至爱书 | 《死亡的时代》
至爱书
《死亡的时代》by加斯卡尔
云也退
加斯卡尔的这本书,包括我在内,读过的人大概不会超过一百个吧。
1953年它得到了龚古尔文学奖。它写的是集中营里发生的事,虽然是中篇,却要读很久,因为它的风格是沉思的,压抑的,压到破碎,沉到看不清。
主角是个集中营里的囚徒,他接到了一个命令:挖墓。他服从了,不服从怎么办?不但服从,而且还要暗暗感谢命运的垂青:我是埋人的人,我比那些被埋的人幸运。
死尸很可怕,对此,挖墓的人必须学会麻木。第一次埋人时,他抑制不住心里的恶心感。但是第二次,第三次,第四次,他慢慢学会了分心。
“早晨,死人们往我们这里送,就想通常不定期的邮件,平淡无奇;归一下档,填一下单据证明‘船儿早已起航’,划一个叉,填上日期,写下名字,就完事了。”
然后是对木头棺材的评价:“看起来倒像护身甲,不开洞眼的护身甲。”再然后是放下棺材,“棺木随着绳子下降,搁在我们事先放在穴底的两根木头上……这时,实际上他已被忘却的烟尘吞噬淹没了一大半。”
他开始把注意力放到了计数上,计算挖一个坑需要挥多少次锹,数数有多少石子掉进坑里,才能把坑填平。
挖墓的人,好像被集中营遗忘了,也被死亡遗忘了。死亡没有放过他们,只是遗忘了他们。有时候,他们听到火车从身后开来,车轮滚动,隆隆作响,渐渐的,一片嘈杂震耳欲聋。
火车过去了。“我耳边还有余声,不过这时已混杂了其他的声音,说不清到底像什么,好似耳鸣、脑袋嗡嗡作响、空贝壳发出的瓮声……其实,我听到的是呼号和哭泣。”
他计算的东西越来越多:他计算路边的树木,计算某件事情过去了有多少天——这件事,有时是亲戚朋友的宴会,有时是1933年复活节,有时是孩子通过考试,有时只是某年春季阳光明媚的一天,记不清具体的年月日了。
他经常写天地日月,自然景象:“初春的阳光晒干了大地,有时一起大风,就尘土飞扬,整个地平线蒙上一层褐色的云雾,但最后就只剩下一片细得看不出来的微尘。大风中,向日葵的色彩非常鲜明……”
然后猛地冒出一句:“经过很长一段时间才死了一个人。”
新建村,很多环卫工人被雇来清理满地的垃圾。他们沉默地工作,一如平常,垃圾都是一样的,别墅里淘汰出来的家具要清理,逼迁户被扔出来的床单脸盆也要清理。
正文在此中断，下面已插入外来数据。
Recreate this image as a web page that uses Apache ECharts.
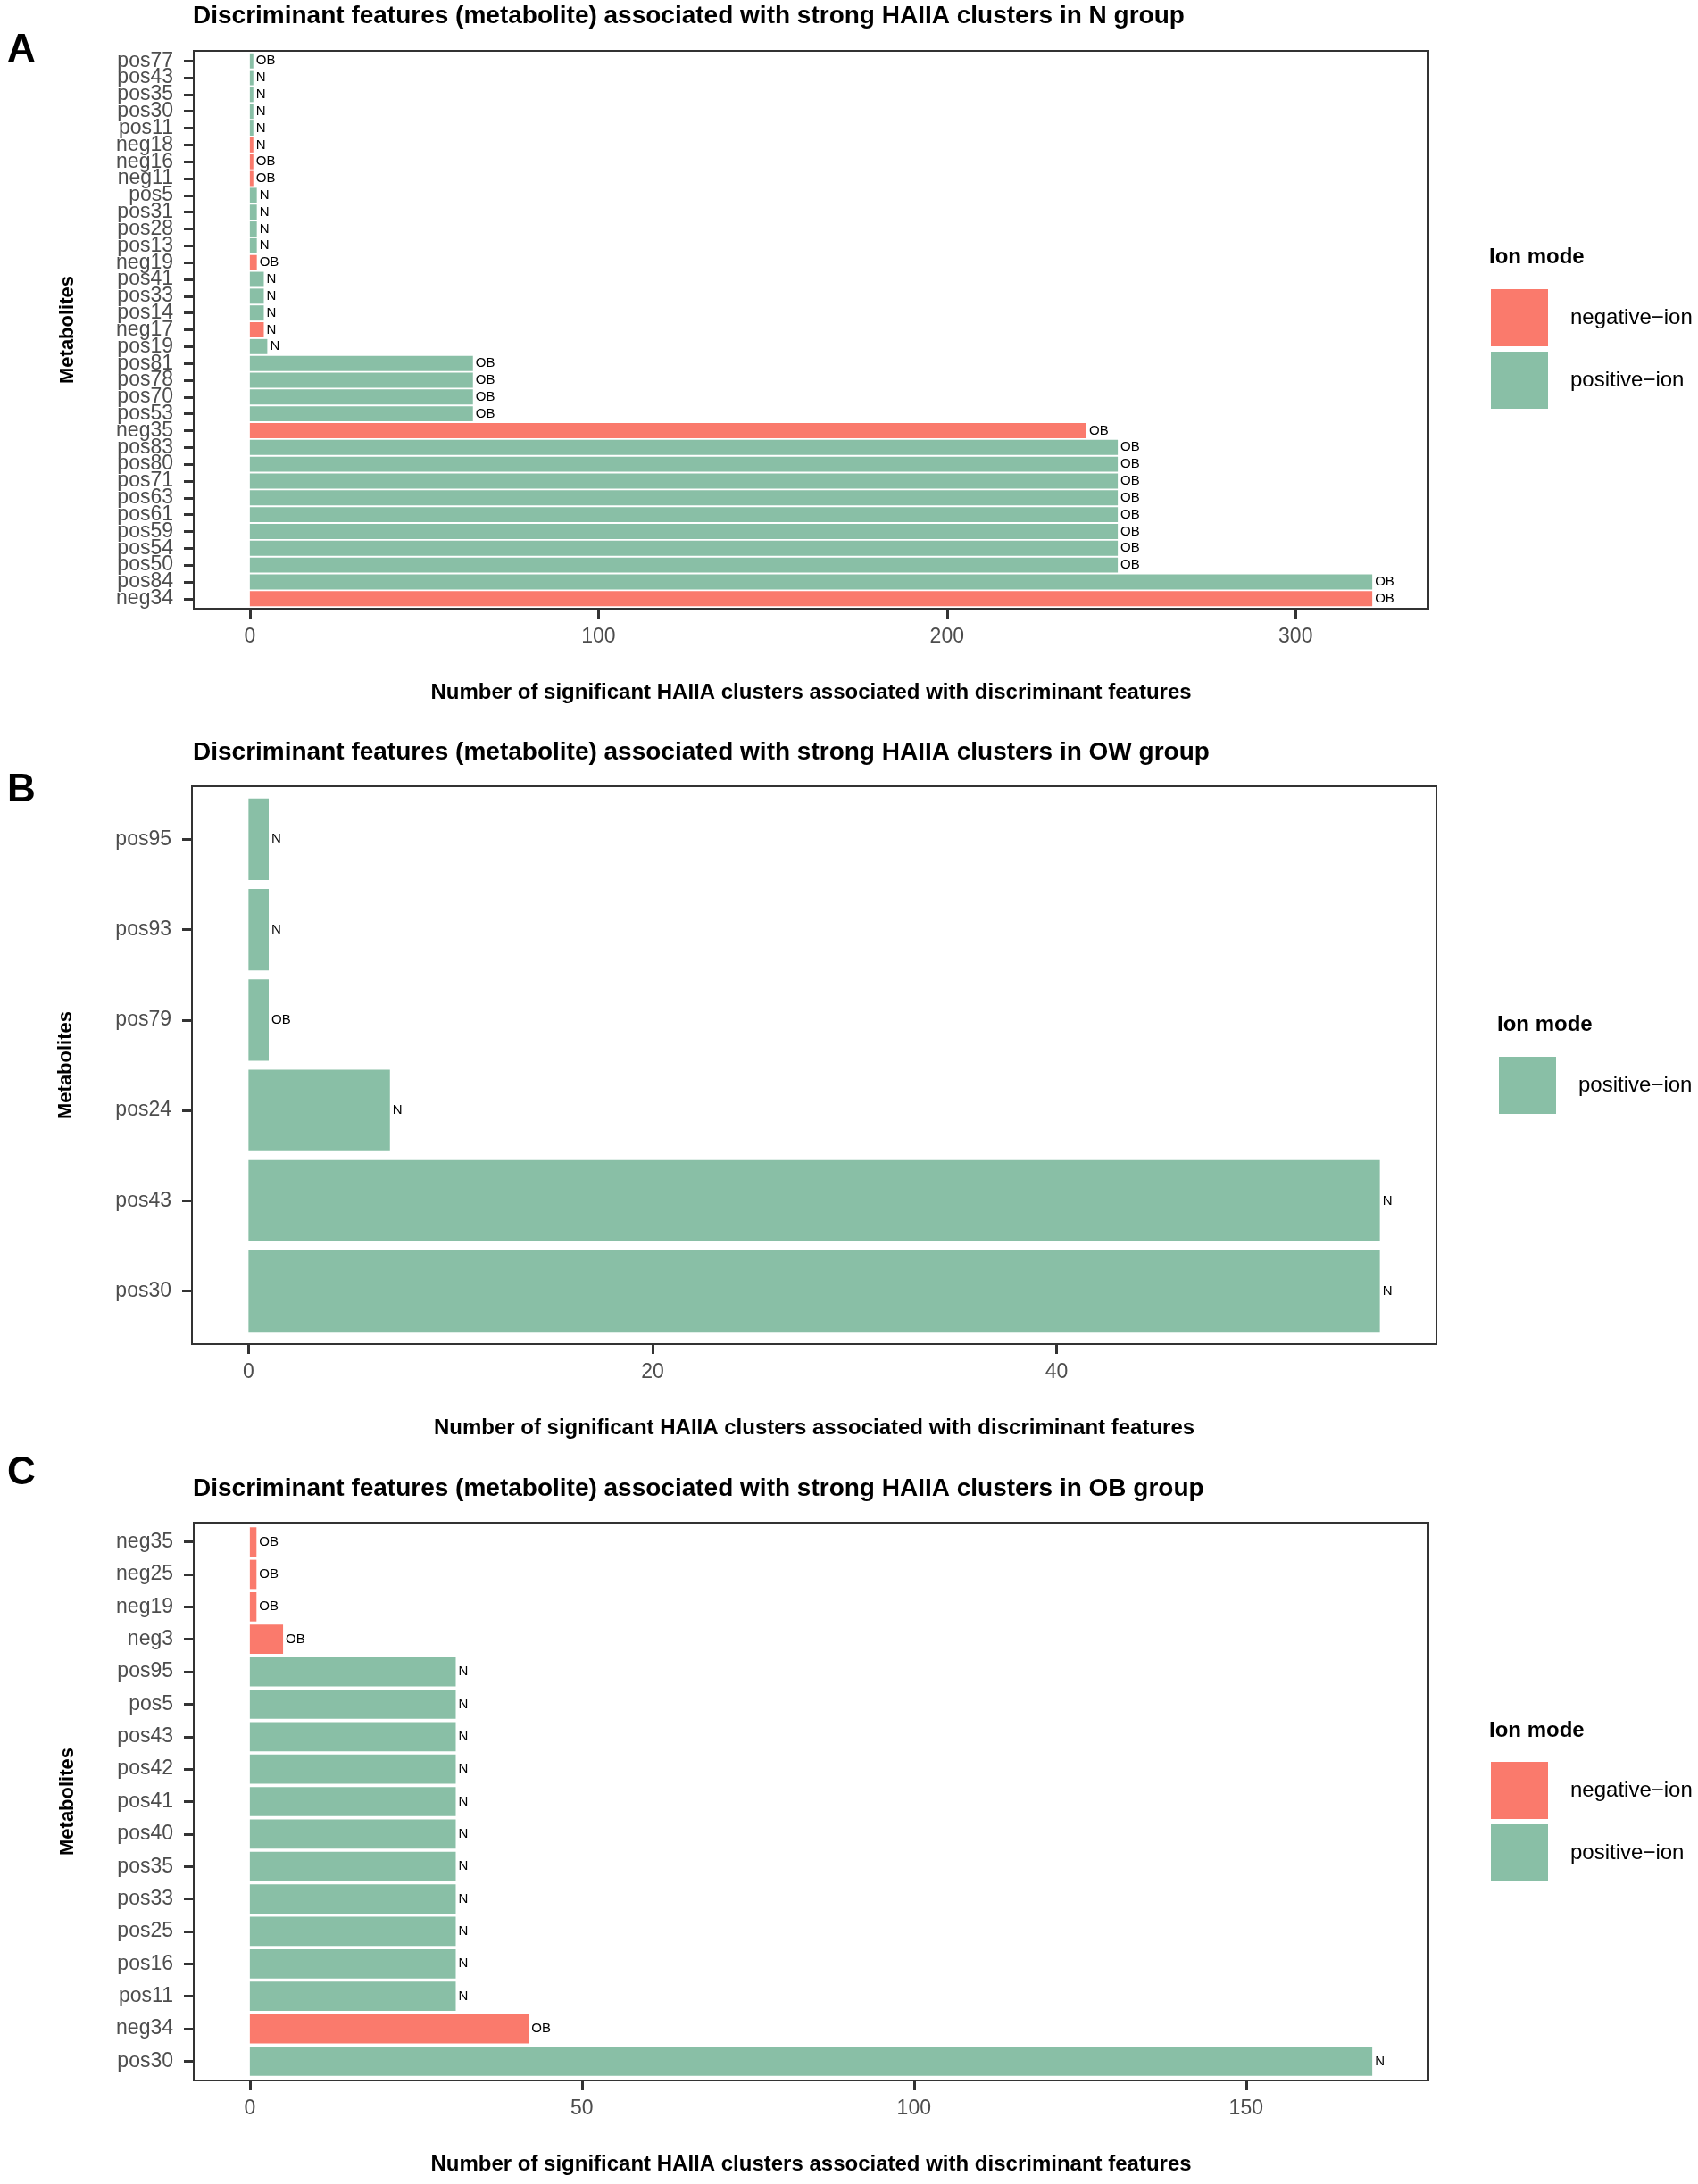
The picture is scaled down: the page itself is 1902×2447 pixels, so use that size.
<!DOCTYPE html>
<html>
<head>
<meta charset="utf-8">
<title>Discriminant features (metabolite)</title>
<script src="https://cdn.jsdelivr.net/npm/echarts@6/dist/echarts.min.js"></script>
<style>
    html, body { margin: 0; padding: 0; background: #fff; }
    #chart { width: 1902px; height: 2447px; }
</style>
</head>
<body>
<div id="chart"></div>
<script>
// panel A - N group (top to bottom)
var catsA = ['pos77', 'pos43', 'pos35', 'pos30', 'pos11', 'neg18', 'neg16', 'neg11', 'pos5', 'pos31', 'pos28',
    'pos13', 'neg19', 'pos41', 'pos33', 'pos14', 'neg17', 'pos19', 'pos81', 'pos78', 'pos70', 'pos53', 'neg35',
    'pos83', 'pos80', 'pos71', 'pos63', 'pos61', 'pos59', 'pos54', 'pos50', 'pos84', 'neg34'];
var valsA = [1, 1, 1, 1, 1, 1, 1, 1, 2, 2, 2, 2, 2, 4, 4, 4, 4, 5, 64, 64, 64, 64, 240,
    249, 249, 249, 249, 249, 249, 249, 249, 322, 322];
var groupA = ['OB', 'N', 'N', 'N', 'N', 'N', 'OB', 'OB', 'N', 'N', 'N', 'N', 'OB', 'N', 'N', 'N', 'N', 'N',
    'OB', 'OB', 'OB', 'OB', 'OB', 'OB', 'OB', 'OB', 'OB', 'OB', 'OB', 'OB', 'OB', 'OB', 'OB'];
var ticksA = [0, 100, 200, 300];

// panel B - OW group
var catsB = ['pos95', 'pos93', 'pos79', 'pos24', 'pos43', 'pos30'];
var valsB = [1, 1, 1, 7, 56, 56];
var groupB = ['N', 'N', 'OB', 'N', 'N', 'N'];
var ticksB = [0, 20, 40];

// panel C - OB group
var catsC = ['neg35', 'neg25', 'neg19', 'neg3', 'pos95', 'pos5', 'pos43', 'pos42', 'pos41', 'pos40', 'pos35',
    'pos33', 'pos25', 'pos16', 'pos11', 'neg34', 'pos30'];
var valsC = [1, 1, 1, 5, 31, 31, 31, 31, 31, 31, 31, 31, 31, 31, 31, 42, 169];
var groupC = ['OB', 'OB', 'OB', 'OB', 'N', 'N', 'N', 'N', 'N', 'N', 'N', 'N', 'N', 'N', 'N', 'OB', 'N'];
var ticksC = [0, 50, 100, 150];

var FONT = '"Liberation Sans", Arial, Helvetica, sans-serif';
var RED = '#FA7A6C', GREEN = '#89BFA6';
var NEG = 'negative\u2212ion', POS = 'positive\u2212ion';
var XNAME = 'Number of significant HAIIA clusters associated with discriminant features';

var panels = [
    {letter: 'A', letterY: 57, cats: catsA, vals: valsA, groups: groupA, ticks: ticksA,
        box: [217, 57, 1383, 625], titleY: 18,
        title: 'Discriminant features (metabolite) associated with strong HAIIA clusters in N group',
        legend: {x: 1670, y: 324, titleY: 288, items: [NEG, POS]}},
    {letter: 'B', letterY: 886, cats: catsB, vals: valsB, groups: groupB, ticks: ticksB,
        box: [215, 881, 1394, 625], titleY: 843,
        title: 'Discriminant features (metabolite) associated with strong HAIIA clusters in OW group',
        legend: {x: 1679, y: 1184, titleY: 1148, items: [POS]}},
    {letter: 'C', letterY: 1651, cats: catsC, vals: valsC, groups: groupC, ticks: ticksC,
        box: [217, 1706, 1383, 625], titleY: 1668,
        title: 'Discriminant features (metabolite) associated with strong HAIIA clusters in OB group',
        legend: {x: 1670, y: 1974, titleY: 1939, items: [NEG, POS]}}
];

function isNeg(name) {
    return name.indexOf('neg') === 0;
}

var option = {
    animation: false,
    backgroundColor: '#fff',
    textStyle: {fontFamily: FONT},
    title: [], legend: [], grid: [], xAxis: [], yAxis: [], series: []
};

var tickStyle = {color: '#333', width: 3};

panels.forEach(function (P, i) {
    var b = P.box, n = P.cats.length;
    var top = Math.max.apply(null, P.vals);
    // ggplot style expansion: 5% on the value axis, 0.6 of a band on the discrete axis
    var xmin = -0.05 * top, xmax = 1.05 * top;
    var inset = b[3] / (n + 1.2) * 0.1;
    var outer = 2 * i, inner = 2 * i + 1;

    option.title.push({
        text: P.letter, left: 8, top: P.letterY - 22, padding: 0,
        textStyle: {fontSize: 44, fontWeight: 'bold', color: '#000', fontFamily: FONT}
    });
    option.title.push({
        text: P.title, left: 216, top: P.titleY - 14, padding: 0,
        textStyle: {fontSize: 28, fontWeight: 'bold', color: '#000', fontFamily: FONT}
    });
    option.title.push({
        text: 'Ion mode', left: P.legend.x - 2, top: P.legend.titleY - 12, padding: 0,
        textStyle: {fontSize: 24, fontWeight: 'bold', color: '#000', fontFamily: FONT}
    });

    option.legend.push({
        data: P.legend.items, orient: 'vertical', left: P.legend.x, top: P.legend.y, padding: 0,
        icon: 'rect', itemWidth: 64, itemHeight: 64, itemGap: 6, selectedMode: false,
        textStyle: {fontSize: 24, color: '#000', fontFamily: FONT, padding: [0, 0, 0, 20]}
    });

    // outer grid: panel border + value axis; inner grid: bars inset by 0.1 band (ggplot 0.6 expansion)
    option.grid.push({
        left: b[0], top: b[1], width: b[2], height: b[3], show: true,
        borderColor: '#333', borderWidth: 2, backgroundColor: 'transparent'
    });
    option.grid.push({left: b[0], top: b[1] + inset, width: b[2], height: b[3] - 2 * inset});

    option.xAxis.push({
        gridIndex: outer, type: 'value', position: 'bottom', min: xmin, max: xmax,
        name: XNAME, nameLocation: 'middle', nameGap: 82,
        nameTextStyle: {fontSize: 24, fontWeight: 'bold', color: '#000', fontFamily: FONT},
        axisLine: {show: false, onZero: false},
        axisTick: {show: true, length: 11, customValues: P.ticks, lineStyle: tickStyle},
        axisLabel: {customValues: P.ticks, margin: 20, fontSize: 23, color: '#4D4D4D', fontFamily: FONT},
        splitLine: {show: false}
    });
    option.xAxis.push({
        gridIndex: inner, type: 'value', min: xmin, max: xmax, show: false,
        axisLine: {show: false, onZero: false}, axisTick: {show: false}, splitLine: {show: false}
    });

    option.yAxis.push({gridIndex: outer, type: 'value', min: 0, max: 1, show: false, axisLine: {onZero: false}});
    option.yAxis.push({
        gridIndex: inner, type: 'category', position: 'left', data: P.cats, inverse: true,
        name: 'Metabolites', nameLocation: 'middle', nameGap: 130, nameRotate: 90,
        nameTextStyle: {fontSize: 22, fontWeight: 'bold', color: '#000', fontFamily: FONT},
        axisLine: {show: false, onZero: false},
        axisTick: {show: true, alignWithLabel: true, length: 11, lineStyle: tickStyle},
        axisLabel: {interval: 0, margin: 23, fontSize: 23, color: '#4D4D4D', fontFamily: FONT},
        splitLine: {show: false}
    });

    // one bar series per panel, coloured by ion mode; empty named series feed the legend
    option.series.push({
        name: 'bars' + i, type: 'bar', xAxisIndex: inner, yAxisIndex: inner, stack: 'p' + i,
        barCategoryGap: '10%',
        label: {
            show: true, position: 'right', distance: 3, fontSize: 15, color: '#000', fontFamily: FONT,
            formatter: function (p) { return P.groups[p.dataIndex]; }
        },
        data: P.vals.map(function (v, k) {
            return {value: v, itemStyle: {color: isNeg(P.cats[k]) ? RED : GREEN}};
        })
    });
    [[NEG, RED], [POS, GREEN]].forEach(function (s) {
        option.series.push({
            name: s[0], type: 'bar', xAxisIndex: inner, yAxisIndex: inner, stack: 'p' + i,
            itemStyle: {color: s[1]}, data: []
        });
    });
});

var chart = echarts.init(document.getElementById('chart'));
chart.setOption(option);
</script>
</body>
</html>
就像挖墓者,这个人死了得埋,那个人死了也得埋。
跟那些被赶走的人相比,他们还有份工作做,暂时也还有个家。不过他们是不是知道,也许明天,或者后天,就轮到清理自己的家了呢?
高处的人想尽一切办法让自己更高,登到了山顶,还想上天——集中营的看守们连埋葬囚徒的事都不愿自己动手。而低洼地里,人们翻滚、逃窜、渐渐下沉,看到别人走在自己前面,他们沉默地目送,一边继续干着手里还能干的活。
在挖墓小分队里,要是有人说一句“天啊,这是个死人!”别人会不会立刻嚎啕大哭起来?但他们默契地谁也不提,因为一刻不提,就可以多活一刻。
死亡的时代。造恶成为一项闭起门完成的生意,外人根本摸不到罪魁的影子,企业主只需向投资人道歉,而对受殃的社会不理不睬。而在被碾压的人那里,被碾压占据了他们的全部,生活的全部,情绪的全部。
死亡的时代。我,还能在这里敲打键盘的人,好像只剩一件事可以做:静坐——坐享其成,静观其变。也许应该倒过来说:坐享其便,静观其成。